◆ Given data ◆

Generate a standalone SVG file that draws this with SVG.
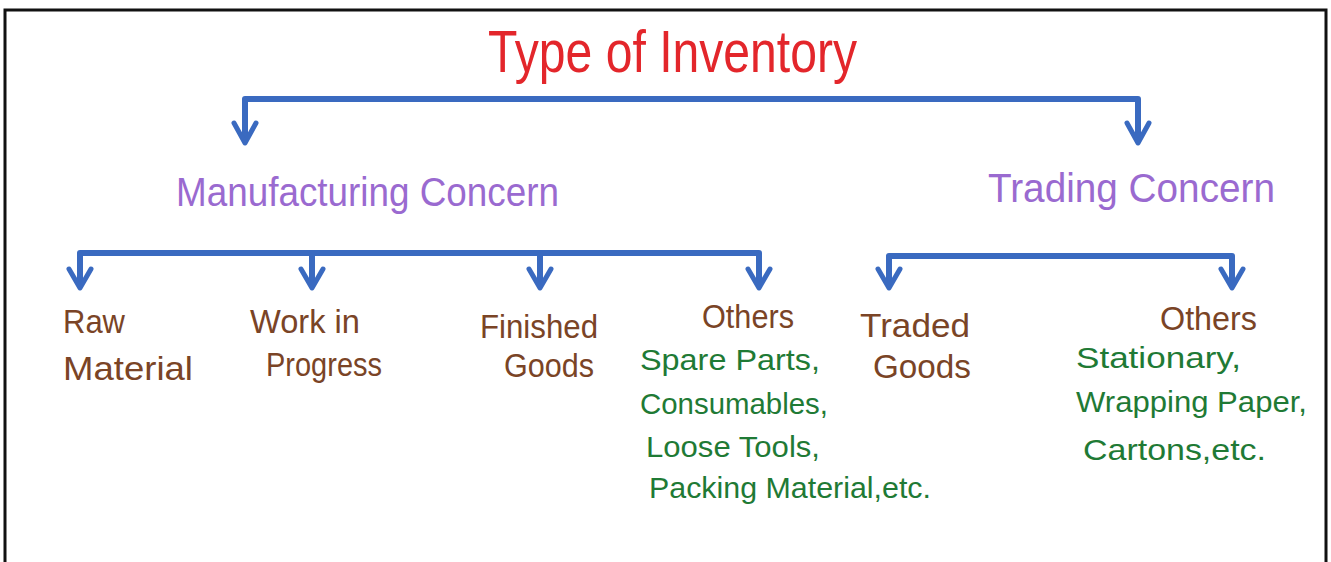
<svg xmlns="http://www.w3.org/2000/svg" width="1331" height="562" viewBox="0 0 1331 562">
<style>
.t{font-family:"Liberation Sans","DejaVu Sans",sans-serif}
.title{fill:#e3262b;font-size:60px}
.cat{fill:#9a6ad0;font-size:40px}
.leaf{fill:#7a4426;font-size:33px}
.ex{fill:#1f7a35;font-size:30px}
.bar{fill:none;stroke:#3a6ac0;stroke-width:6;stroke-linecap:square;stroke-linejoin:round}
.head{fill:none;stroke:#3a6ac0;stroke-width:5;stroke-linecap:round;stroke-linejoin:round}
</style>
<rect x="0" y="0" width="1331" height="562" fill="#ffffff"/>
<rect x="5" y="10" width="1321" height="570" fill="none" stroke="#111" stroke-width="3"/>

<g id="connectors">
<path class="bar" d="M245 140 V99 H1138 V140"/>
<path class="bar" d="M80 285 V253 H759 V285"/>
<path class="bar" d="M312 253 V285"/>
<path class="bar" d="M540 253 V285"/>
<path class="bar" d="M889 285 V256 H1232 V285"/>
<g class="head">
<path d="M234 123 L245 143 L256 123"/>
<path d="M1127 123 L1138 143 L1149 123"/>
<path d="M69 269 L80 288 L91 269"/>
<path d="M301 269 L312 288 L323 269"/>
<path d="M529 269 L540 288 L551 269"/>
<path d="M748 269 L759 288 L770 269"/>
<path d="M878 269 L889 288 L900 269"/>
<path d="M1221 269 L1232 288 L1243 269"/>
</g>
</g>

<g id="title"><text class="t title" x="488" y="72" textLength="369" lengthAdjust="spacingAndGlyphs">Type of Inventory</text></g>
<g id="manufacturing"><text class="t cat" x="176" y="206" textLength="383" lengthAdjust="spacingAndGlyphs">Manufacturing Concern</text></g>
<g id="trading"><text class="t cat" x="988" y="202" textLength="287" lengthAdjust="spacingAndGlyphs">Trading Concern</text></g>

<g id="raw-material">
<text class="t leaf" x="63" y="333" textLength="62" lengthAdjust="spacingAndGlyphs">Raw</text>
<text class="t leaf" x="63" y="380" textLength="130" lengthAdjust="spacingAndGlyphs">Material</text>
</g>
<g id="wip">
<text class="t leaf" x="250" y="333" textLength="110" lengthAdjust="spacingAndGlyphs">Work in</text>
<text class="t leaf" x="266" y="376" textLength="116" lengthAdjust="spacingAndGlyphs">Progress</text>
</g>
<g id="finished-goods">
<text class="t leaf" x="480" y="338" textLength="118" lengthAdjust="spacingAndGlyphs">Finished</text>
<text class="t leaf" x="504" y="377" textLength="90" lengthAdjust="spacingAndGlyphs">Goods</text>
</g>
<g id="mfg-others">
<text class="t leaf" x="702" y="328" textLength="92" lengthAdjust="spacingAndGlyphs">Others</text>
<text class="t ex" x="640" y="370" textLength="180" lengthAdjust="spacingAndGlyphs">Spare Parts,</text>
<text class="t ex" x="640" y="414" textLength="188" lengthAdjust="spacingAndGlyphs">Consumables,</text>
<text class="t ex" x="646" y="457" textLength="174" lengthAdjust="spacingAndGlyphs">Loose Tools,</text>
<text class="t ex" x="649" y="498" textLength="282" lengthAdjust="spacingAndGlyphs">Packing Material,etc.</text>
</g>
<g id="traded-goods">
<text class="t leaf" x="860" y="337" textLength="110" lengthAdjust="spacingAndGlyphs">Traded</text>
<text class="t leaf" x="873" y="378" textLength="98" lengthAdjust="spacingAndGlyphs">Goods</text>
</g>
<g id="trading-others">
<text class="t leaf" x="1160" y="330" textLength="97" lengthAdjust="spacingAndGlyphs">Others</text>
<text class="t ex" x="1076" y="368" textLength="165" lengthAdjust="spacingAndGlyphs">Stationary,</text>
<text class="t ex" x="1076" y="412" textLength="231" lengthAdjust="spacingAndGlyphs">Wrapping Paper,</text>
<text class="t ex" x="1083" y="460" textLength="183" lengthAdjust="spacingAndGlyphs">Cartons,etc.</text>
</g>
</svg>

◆ Exercise aim ◆
Copy each line above precisely, dropping the pictures.

◆ The completed task ◆
Generate a standalone SVG file that draws this with SVG.
<svg xmlns="http://www.w3.org/2000/svg" width="1331" height="562" viewBox="0 0 1331 562">
<style>
.t{font-family:"Liberation Sans","DejaVu Sans",sans-serif}
.title{fill:#e3262b;font-size:60px}
.cat{fill:#9a6ad0;font-size:40px}
.leaf{fill:#7a4426;font-size:33px}
.ex{fill:#1f7a35;font-size:30px}
.bar{fill:none;stroke:#3a6ac0;stroke-width:6;stroke-linecap:square;stroke-linejoin:round}
.head{fill:none;stroke:#3a6ac0;stroke-width:5;stroke-linecap:round;stroke-linejoin:round}
</style>
<rect x="0" y="0" width="1331" height="562" fill="#ffffff"/>
<rect x="5" y="10" width="1321" height="570" fill="none" stroke="#111" stroke-width="3"/>

<g id="connectors">
<path class="bar" d="M245 140 V99 H1138 V140"/>
<path class="bar" d="M80 285 V253 H759 V285"/>
<path class="bar" d="M312 253 V285"/>
<path class="bar" d="M540 253 V285"/>
<path class="bar" d="M889 285 V256 H1232 V285"/>
<g class="head">
<path d="M234 123 L245 143 L256 123"/>
<path d="M1127 123 L1138 143 L1149 123"/>
<path d="M69 269 L80 288 L91 269"/>
<path d="M301 269 L312 288 L323 269"/>
<path d="M529 269 L540 288 L551 269"/>
<path d="M748 269 L759 288 L770 269"/>
<path d="M878 269 L889 288 L900 269"/>
<path d="M1221 269 L1232 288 L1243 269"/>
</g>
</g>

<g id="title"><text class="t title" x="488" y="72" textLength="369" lengthAdjust="spacingAndGlyphs">Type of Inventory</text></g>
<g id="manufacturing"><text class="t cat" x="176" y="206" textLength="383" lengthAdjust="spacingAndGlyphs">Manufacturing Concern</text></g>
<g id="trading"><text class="t cat" x="988" y="202" textLength="287" lengthAdjust="spacingAndGlyphs">Trading Concern</text></g>

<g id="raw-material">
<text class="t leaf" x="63" y="333" textLength="62" lengthAdjust="spacingAndGlyphs">Raw</text>
<text class="t leaf" x="63" y="380" textLength="130" lengthAdjust="spacingAndGlyphs">Material</text>
</g>
<g id="wip">
<text class="t leaf" x="250" y="333" textLength="110" lengthAdjust="spacingAndGlyphs">Work in</text>
<text class="t leaf" x="266" y="376" textLength="116" lengthAdjust="spacingAndGlyphs">Progress</text>
</g>
<g id="finished-goods">
<text class="t leaf" x="480" y="338" textLength="118" lengthAdjust="spacingAndGlyphs">Finished</text>
<text class="t leaf" x="504" y="377" textLength="90" lengthAdjust="spacingAndGlyphs">Goods</text>
</g>
<g id="mfg-others">
<text class="t leaf" x="702" y="328" textLength="92" lengthAdjust="spacingAndGlyphs">Others</text>
<text class="t ex" x="640" y="370" textLength="180" lengthAdjust="spacingAndGlyphs">Spare Parts,</text>
<text class="t ex" x="640" y="414" textLength="188" lengthAdjust="spacingAndGlyphs">Consumables,</text>
<text class="t ex" x="646" y="457" textLength="174" lengthAdjust="spacingAndGlyphs">Loose Tools,</text>
<text class="t ex" x="649" y="498" textLength="282" lengthAdjust="spacingAndGlyphs">Packing Material,etc.</text>
</g>
<g id="traded-goods">
<text class="t leaf" x="860" y="337" textLength="110" lengthAdjust="spacingAndGlyphs">Traded</text>
<text class="t leaf" x="873" y="378" textLength="98" lengthAdjust="spacingAndGlyphs">Goods</text>
</g>
<g id="trading-others">
<text class="t leaf" x="1160" y="330" textLength="97" lengthAdjust="spacingAndGlyphs">Others</text>
<text class="t ex" x="1076" y="368" textLength="165" lengthAdjust="spacingAndGlyphs">Stationary,</text>
<text class="t ex" x="1076" y="412" textLength="231" lengthAdjust="spacingAndGlyphs">Wrapping Paper,</text>
<text class="t ex" x="1083" y="460" textLength="183" lengthAdjust="spacingAndGlyphs">Cartons,etc.</text>
</g>
</svg>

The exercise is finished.